Take failed Labour leader Neil Kinnock. He, of course, got packed off to Brussels as a European commissioner. But I hadn’t heard about him for quite a while until last night, when he popped up on Channel 4 News to discuss the ongoing diplomatic row with Russia. Somewhat to my surprise, it turns out that Lord Kinnock is head of the British Council. What qualifies him for that job beats me, but there you go.

For failed Lib Dem leaders, on the other hand, there may be a specialist niche developing as colonial governors. I refer of course to Comber man Paddy Pantsdown. You’ll recall Paddy’s stint as King of Bosnia, where he distinguished himself mainly by sabotaging the peace accord he was supposed to be implementing, while sacking elected politicians who wanted the accord implemented. And, having shown that novel approach to peacemaking, word reaches us that Lord Pantsdown is now to be appointed UN special envoy to Afghanistan, as if the Afghans hadn’t suffered enough. Paddy had best watch out he doesn’t get kidnapped by mad mullahs, or end up with his head shrunken.

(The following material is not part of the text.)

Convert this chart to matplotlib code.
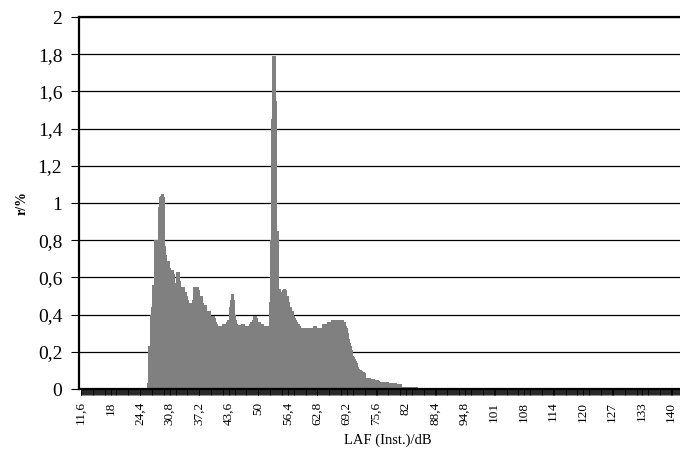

From the way the Lib Dems are going through leaders these days, it’s almost a pity that there aren’t many British colonies left. I suppose we must trust in the Yanks to create more protectorates. Perhaps W will have a crack at Iran before he leaves office, or perhaps when Hillary becomes empress she can pick up Bill’s legacy by having some more comic-opera wars in the Balkans. Do I hear Lord Kennedy of Skopje, or possibly Lord Campbell of Novi Pazar?